- Born: Richard Dana Fairbank September 18, 1950 (age 75)
- Education: Stanford University (BS, MBA)
- Occupation: Businessman
- Known for: co-founding Capital One with Nigel Morris
- Title: Chairman and CEO, Capital One
- Spouse: Chris Fairbank
- Children: 8

= Richard Fairbank =

American businessman (born 1950)

Richard Dana Fairbank (born September 18, 1950) is an American billionaire businessman who co-founded Capital One with Nigel Morris in 1988. He was on the board of directors of MasterCard International from 2004 to 2006. He is a member of the Stanford Business School advisory council, the Financial Services Roundtable, and the board of directors of the BITS Technology Forum.

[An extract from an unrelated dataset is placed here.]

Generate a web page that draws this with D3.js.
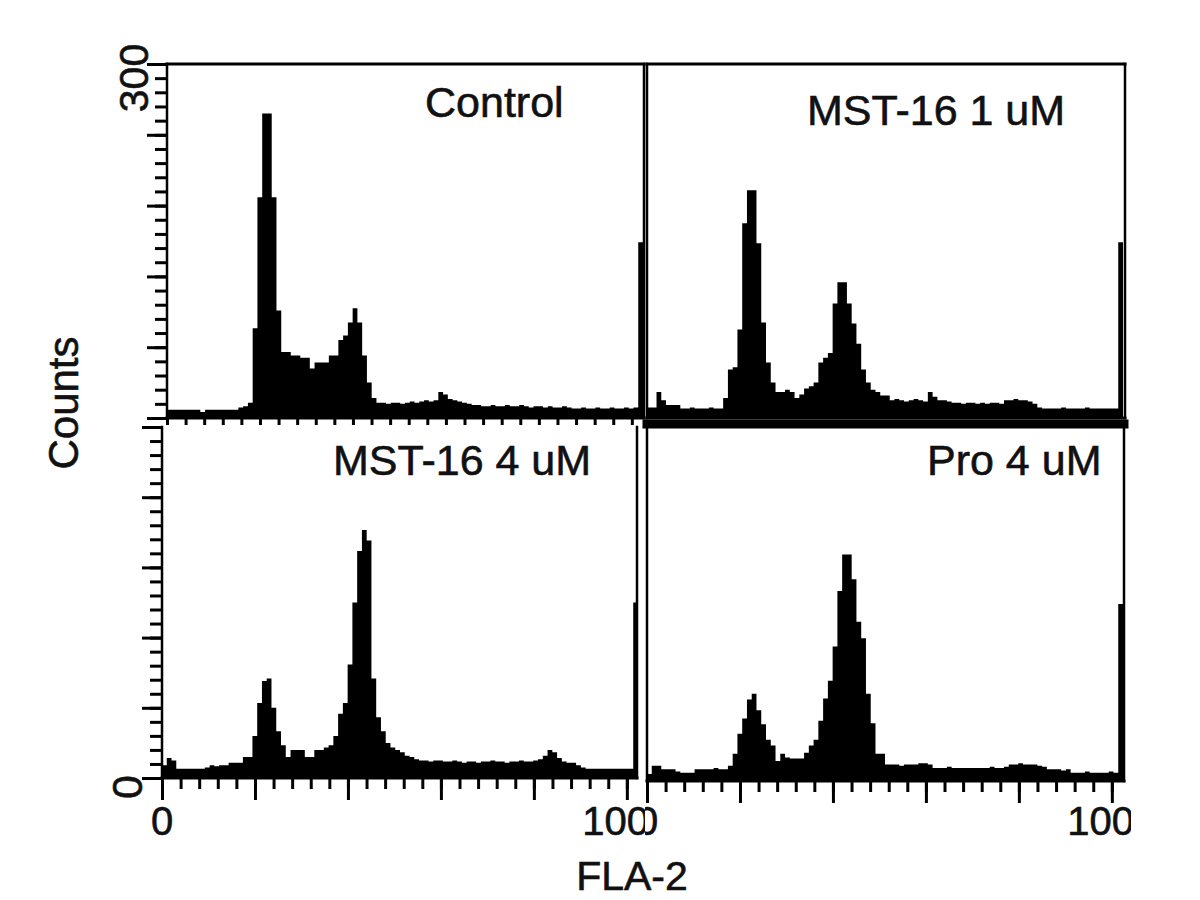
<!DOCTYPE html>
<html>
<head>
<meta charset="utf-8">
<script src="https://cdn.jsdelivr.net/npm/d3@7"></script>
<style>
  body { margin: 0; background: #fff; }
  svg { display: block; font-family: "Liberation Sans", Arial, Helvetica, sans-serif; }
  text { fill: #111; stroke: #111; stroke-width: 0.6px; }
</style>
</head>
<body>
<svg id="chart" width="1200" height="900"></svg>
<script>
const channelMax = 1024;
const yMax = 300;

const panelTitles = ["Control", "MST-16 1 uM", "MST-16 4 uM", "Pro 4 uM"];

// 100 bins over channels 0..1023
const controlCounts = [
  7, 7, 7, 7, 7, 7, 7, 5, 7, 7, 7, 7, 7, 7, 7, 9, 10, 13, 76, 187,
  258, 258, 187, 91, 56, 56, 53, 53, 51, 51, 42, 47, 47, 47, 53, 53, 66, 70, 81, 93,
  81, 53, 30, 17, 13, 13, 12, 13, 13, 12, 13, 14, 13, 14, 15, 14, 15, 22, 20, 16,
  15, 14, 13, 12, 11, 11, 10, 10, 11, 10, 10, 11, 10, 10, 11, 10, 9, 10, 10, 9,
  10, 9, 9, 10, 9, 8, 8, 9, 8, 8, 9, 8, 8, 9, 8, 8, 9, 8, 9, 149
];
const mst1Counts = [
  9, 9, 22, 15, 11, 11, 11, 8, 8, 9, 8, 8, 8, 9, 8, 8, 17, 41, 43, 75,
  165, 193, 193, 148, 81, 47, 30, 22, 22, 24, 22, 17, 20, 25, 27, 30, 47, 51, 55, 97,
  115, 115, 97, 80, 63, 41, 30, 24, 22, 19, 19, 15, 16, 15, 14, 15, 16, 15, 14, 22,
  18, 15, 15, 14, 13, 13, 12, 13, 13, 12, 13, 12, 13, 13, 12, 15, 15, 16, 15, 15,
  14, 12, 9, 8, 8, 8, 8, 9, 8, 8, 8, 8, 9, 8, 8, 8, 8, 8, 8, 149
];
const mst4Counts = [
  11, 17, 15, 8, 8, 8, 8, 8, 8, 9, 11, 10, 11, 11, 13, 13, 13, 18, 18, 36,
  64, 83, 85, 60, 40, 28, 18, 24, 24, 24, 18, 18, 24, 24, 26, 28, 36, 55, 64, 97,
  150, 194, 212, 203, 85, 52, 40, 30, 26, 24, 22, 19, 18, 16, 15, 15, 14, 15, 15, 14,
  14, 15, 14, 13, 14, 14, 13, 14, 14, 15, 14, 14, 13, 14, 14, 15, 14, 14, 15, 16,
  19, 24, 22, 17, 14, 13, 13, 11, 9, 8, 8, 8, 8, 8, 8, 8, 8, 8, 8, 150
];
const pro4Counts = [
  6, 13, 13, 10, 10, 10, 8, 7, 7, 7, 10, 10, 10, 10, 11, 10, 10, 13, 23, 40,
  53, 69, 74, 60, 48, 35, 30, 17, 23, 20, 19, 19, 19, 24, 30, 35, 51, 70, 85, 114,
  161, 192, 192, 171, 135, 121, 74, 49, 23, 23, 14, 14, 14, 13, 14, 14, 14, 15, 15, 14,
  11, 11, 11, 12, 11, 11, 11, 11, 11, 11, 11, 11, 12, 11, 11, 12, 14, 14, 15, 14,
  14, 14, 13, 12, 10, 10, 10, 9, 10, 7, 7, 7, 8, 7, 7, 7, 7, 8, 7, 150
];

const xMajorTicks = [0, 200, 400, 600, 800, 1000];
const xMinorStep = 40;
const yMajorStep = 60;
const yMinorStep = 12;
const xTickLabels = [{ value: 0, text: "0" }, { value: 1000, text: "1000" }];
const yTickLabels = [{ value: 300, text: "300" }, { value: 0, text: "0" }];
const xAxisTitle = "FLA-2";
const yAxisTitle = "Counts";

const panelWidth = 476;
const panels = [
  { title: panelTitles[0], counts: controlCounts, left: 167, right: 644, top: 64, base: 418, titleX: 425, titleY: 117, sides: "tlrb", topWidth: 3, yAxis: true, bottom: "small" },
  { title: panelTitles[1], counts: mst1Counts, left: 647, right: 1125, top: 64, base: 418, titleX: 807, titleY: 125, sides: "tlrb", topWidth: 3, yAxis: false, bottom: "none" },
  { title: panelTitles[2], counts: mst4Counts, left: 162, right: 637, top: 427, base: 778, titleX: 333, titleY: 475, sides: "lrb", topWidth: 3, yAxis: true, bottom: "full", clip: "clipLeft" },
  { title: panelTitles[3], counts: pro4Counts, left: 647, right: 1124, top: 427, base: 781, titleX: 927, titleY: 475, sides: "tlrb", topWidth: 9, yAxis: false, bottom: "full", clip: "clipRight" },
];

const svg = d3.select("#chart");

const defs = svg.append("defs");
defs.append("clipPath").attr("id", "clipLeft")
  .append("rect").attr("x", 0).attr("y", 0).attr("width", 645).attr("height", 900);
defs.append("clipPath").attr("id", "clipRight")
  .append("rect").attr("x", 645).attr("y", 0).attr("width", 486).attr("height", 900);

const binWidth = channelMax / 100;

panels.forEach(p => {
  const x = d3.scaleLinear().domain([0, channelMax]).range([p.left, p.left + panelWidth]);
  const y = d3.scaleLinear().domain([0, yMax]).range([p.base, p.top]);

  const pts = p.counts.map((c, i) => ({ ch: i * binWidth, c }));
  pts.push({ ch: channelMax, c: p.counts[p.counts.length - 1] });

  const area = d3.area()
    .curve(d3.curveStepAfter)
    .x(d => x(d.ch))
    .y0(y(0))
    .y1(d => y(d.c));

  const g = svg.append("g");

  g.append("path")
    .datum(pts)
    .attr("d", area)
    .attr("fill", "#000");

  // frame
  const frame = g.append("g").attr("stroke", "#000").attr("stroke-width", 2.5).attr("stroke-linecap", "square");
  if (p.sides.includes("t")) {
    const ty = p.top - (p.topWidth - 3) / 2;
    frame.append("line").attr("x1", p.left).attr("x2", p.right).attr("y1", ty).attr("y2", ty)
      .attr("stroke-width", p.topWidth);
  }
  if (p.sides.includes("l")) frame.append("line").attr("x1", p.left).attr("x2", p.left).attr("y1", p.top).attr("y2", p.base);
  if (p.sides.includes("r")) frame.append("line").attr("x1", p.right).attr("x2", p.right).attr("y1", p.top).attr("y2", p.base);
  if (p.sides.includes("b")) frame.append("line").attr("x1", p.left).attr("x2", p.right).attr("y1", p.base).attr("y2", p.base).attr("stroke-width", 3);

  if (p.yAxis) {
    [[yMinorStep, 12], [yMajorStep, 20]].forEach(([step, size]) => {
      g.append("g")
        .attr("transform", `translate(${p.left},0)`)
        .call(d3.axisLeft(y).tickValues(d3.range(0, yMax + 1, step)).tickSize(size).tickFormat(""))
        .call(a => a.select(".domain").remove())
        .selectAll("line").attr("stroke", "#000").attr("stroke-width", 3);
    });
  }

  if (p.bottom === "small") {
    g.append("g")
      .attr("transform", `translate(0,${p.base})`)
      .call(d3.axisBottom(x).tickValues(d3.range(0, channelMax, xMinorStep)).tickSize(7).tickFormat(""))
      .call(a => a.select(".domain").remove())
      .selectAll("line").attr("stroke", "#000").attr("stroke-width", 3);
  } else if (p.bottom === "full") {
    [[d3.range(0, channelMax, xMinorStep), 11], [xMajorTicks, 22]].forEach(([vals, size]) => {
      g.append("g")
        .attr("transform", `translate(0,${p.base})`)
        .call(d3.axisBottom(x).tickValues(vals).tickSize(size).tickFormat(""))
        .call(a => a.select(".domain").remove())
        .selectAll("line").attr("stroke", "#000").attr("stroke-width", 3);
    });

    g.append("g")
      .attr("clip-path", `url(#${p.clip})`)
      .selectAll("text")
      .data(xTickLabels)
      .join("text")
      .attr("x", d => x(d.value))
      .attr("y", 835)
      .attr("text-anchor", "middle")
      .attr("font-size", "40px")
      .text(d => d.text);
  }

  g.append("text")
    .attr("x", p.titleX)
    .attr("y", p.titleY)
    .attr("font-size", "43px")
    .text(p.title);
});

// y tick labels: 300 at top of upper row, 0 at bottom of lower row
const yTop = d3.scaleLinear().domain([0, yMax]).range([panels[0].base, panels[0].top]);
const yBottom = d3.scaleLinear().domain([0, yMax]).range([panels[2].base, panels[2].top]);
svg.append("text")
  .attr("transform", `translate(148,${yTop(yTickLabels[0].value) + 14}) rotate(-90)`)
  .attr("text-anchor", "middle")
  .attr("font-size", "41px")
  .text(yTickLabels[0].text);
svg.append("text")
  .attr("transform", `translate(142,${yBottom(yTickLabels[1].value) + 9}) rotate(-90)`)
  .attr("text-anchor", "middle")
  .attr("font-size", "43px")
  .text(yTickLabels[1].text);

svg.append("text")
  .attr("transform", "translate(78,403) rotate(-90)")
  .attr("text-anchor", "middle")
  .attr("font-size", "42px")
  .text(yAxisTitle);

svg.append("text")
  .attr("x", 632)
  .attr("y", 890)
  .attr("text-anchor", "middle")
  .attr("font-size", "41px")
  .text(xAxisTitle);
</script>
</body>
</html>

Fairbank has been awarded "Business Leader of the Year" by Washingtonian, and placed on lists including Worth's list of the top 10 CEOs and "50 Best CEOs."

==Education==
Fairbank enrolled at Pomona College before transferring to Stanford University, where he earned a bachelor's degree in economics in 1972. He later earned an MBA from the Stanford Graduate School of Business in 1981, where he graduated first in his class. He also received the Excellence in Leadership award from Stanford University in 2006.

==Career==
After graduating, he spent seven years as a consultant with Strategic Planning Associates, which later became Mercer Management Consulting, now part of the Oliver Wyman group. Fairbank eventually ran SPA's financial services practice. In 1988, Fairbank and Nigel Morris set up a new, data-driven, credit card division for a small Virginia bank called Signet Bank. Signet spun off the division in 1994, and Fairbank became its CEO.

==Compensation==
While CEO of Capital One Financial in 2009, Fairbank earned a total compensation of $6,076,805, which included no base salary, no cash bonus, $2,000,019 in stock awards, $4,000,001 in option awards, and $76,785 in other compensation. In 2012, Fairbank's total compensation was $22.6 million. Fairbank has received a base salary of zero dollars since 1997.

In January 2018, with Capital One's share price reaching a record high, Fairbank's net worth rose to about $1.1 billion.

In 2024, Fairbank earned $33.5 million and a $30 million bonus to close a deal to buy Discover Financial.

==Personal life==
Fairbank's father was physicist William M. Fairbank. Richard Fairbank is married to Chris, and they have eight children.

They own and live at Overlook Farm, near Gunston Hall on the Potomac River in Virginia.